Baryogenesis from Strong CP Violation and the QCD Axion

TL;DR

This paper proposes that strong CP violation from the QCD axion, combined with a delayed electroweak phase transition, can explain the universe's matter-antimatter asymmetry, linking axion physics to baryogenesis and dark matter.

Contribution

It introduces a novel baryogenesis mechanism involving the QCD axion and a dilaton-like scalar, connecting strong CP violation to matter asymmetry in a model testable at the LHC.

Findings

Strong CP violation can drive baryogenesis if the electroweak phase transition is delayed.

A dilaton-like scalar at the electroweak scale can naturally delay the phase transition.

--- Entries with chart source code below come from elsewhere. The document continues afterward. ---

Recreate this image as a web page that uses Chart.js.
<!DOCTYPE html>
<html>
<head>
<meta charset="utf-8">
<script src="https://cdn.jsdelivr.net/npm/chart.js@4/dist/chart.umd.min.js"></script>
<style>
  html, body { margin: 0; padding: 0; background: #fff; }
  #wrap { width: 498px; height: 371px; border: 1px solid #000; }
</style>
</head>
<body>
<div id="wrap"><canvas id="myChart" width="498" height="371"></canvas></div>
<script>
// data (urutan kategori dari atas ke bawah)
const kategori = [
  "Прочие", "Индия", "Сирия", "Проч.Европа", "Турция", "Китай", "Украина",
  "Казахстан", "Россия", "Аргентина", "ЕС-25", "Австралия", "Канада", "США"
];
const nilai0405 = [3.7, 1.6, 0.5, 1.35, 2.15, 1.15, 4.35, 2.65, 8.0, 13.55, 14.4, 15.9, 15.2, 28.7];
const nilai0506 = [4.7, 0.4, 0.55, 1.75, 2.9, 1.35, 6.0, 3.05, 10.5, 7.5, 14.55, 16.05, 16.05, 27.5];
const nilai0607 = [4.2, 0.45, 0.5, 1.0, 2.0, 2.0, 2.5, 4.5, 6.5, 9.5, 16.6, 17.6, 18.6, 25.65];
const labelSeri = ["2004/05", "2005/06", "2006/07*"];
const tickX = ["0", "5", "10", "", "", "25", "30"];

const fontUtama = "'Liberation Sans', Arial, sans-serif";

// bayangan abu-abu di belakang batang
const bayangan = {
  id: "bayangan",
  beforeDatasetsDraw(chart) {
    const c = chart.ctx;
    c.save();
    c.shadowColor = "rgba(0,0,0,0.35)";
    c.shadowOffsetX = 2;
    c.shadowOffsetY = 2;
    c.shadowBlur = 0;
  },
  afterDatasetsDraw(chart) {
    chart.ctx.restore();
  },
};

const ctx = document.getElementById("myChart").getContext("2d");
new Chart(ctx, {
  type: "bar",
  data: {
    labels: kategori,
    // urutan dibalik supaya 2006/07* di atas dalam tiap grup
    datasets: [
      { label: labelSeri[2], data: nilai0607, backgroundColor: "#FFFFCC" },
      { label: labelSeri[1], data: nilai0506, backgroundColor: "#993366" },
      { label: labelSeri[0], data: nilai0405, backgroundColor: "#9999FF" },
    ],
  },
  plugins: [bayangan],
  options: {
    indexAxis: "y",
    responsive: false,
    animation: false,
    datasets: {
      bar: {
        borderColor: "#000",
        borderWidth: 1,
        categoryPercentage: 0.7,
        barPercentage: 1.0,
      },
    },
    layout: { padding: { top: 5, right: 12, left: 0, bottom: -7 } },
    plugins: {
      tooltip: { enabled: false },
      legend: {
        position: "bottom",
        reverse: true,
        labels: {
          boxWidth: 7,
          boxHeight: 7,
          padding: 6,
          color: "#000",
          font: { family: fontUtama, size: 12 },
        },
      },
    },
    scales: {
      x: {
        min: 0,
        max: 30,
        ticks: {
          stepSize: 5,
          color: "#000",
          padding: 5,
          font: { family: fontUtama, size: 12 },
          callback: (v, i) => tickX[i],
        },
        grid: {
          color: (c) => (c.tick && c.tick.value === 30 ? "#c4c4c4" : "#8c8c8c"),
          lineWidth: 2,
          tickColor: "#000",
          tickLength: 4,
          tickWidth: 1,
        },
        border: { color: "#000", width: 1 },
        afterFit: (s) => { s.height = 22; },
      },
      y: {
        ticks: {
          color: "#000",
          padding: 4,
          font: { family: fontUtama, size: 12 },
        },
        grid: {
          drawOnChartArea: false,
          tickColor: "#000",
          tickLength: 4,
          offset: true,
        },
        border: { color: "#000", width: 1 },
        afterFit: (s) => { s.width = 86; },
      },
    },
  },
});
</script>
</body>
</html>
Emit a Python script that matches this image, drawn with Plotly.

The framework links the QCD axion to solving the strong CP problem, baryogenesis, and dark matter.

Abstract

The strong CP-violating parameter is small today as indicated by constraints on the neutron electric dipole moment. In the early universe, the QCD axion has not yet relaxed to its QCD-cancelling minimum and it is natural to wonder whether this large CP violation could be responsible for baryogenesis. We show that strong CP violation from the QCD axion can be responsible for the matter antimatter asymmetry of the universe in the context of cold electroweak (EW) baryogenesis if the EW phase transition is delayed below the GeV scale. This can occur naturally if the Higgs couples to a O(100) GeV dilaton, as expected in some models where the Higgs is a pseudo-Nambu Goldstone boson of a new strongly interacting sector at the TeV scale. The only new relevant ingredients beyond the Standard Model in our framework are the QCD axion and an EW scale dilaton-like scalar field. The existence of such a second scalar resonance with a mass and properties similar to the Higgs boson will soon be tested at the LHC. In this context, the QCD axion would not only solve the strong CP problem, but also the matter anti-matter asymmetry and dark matter.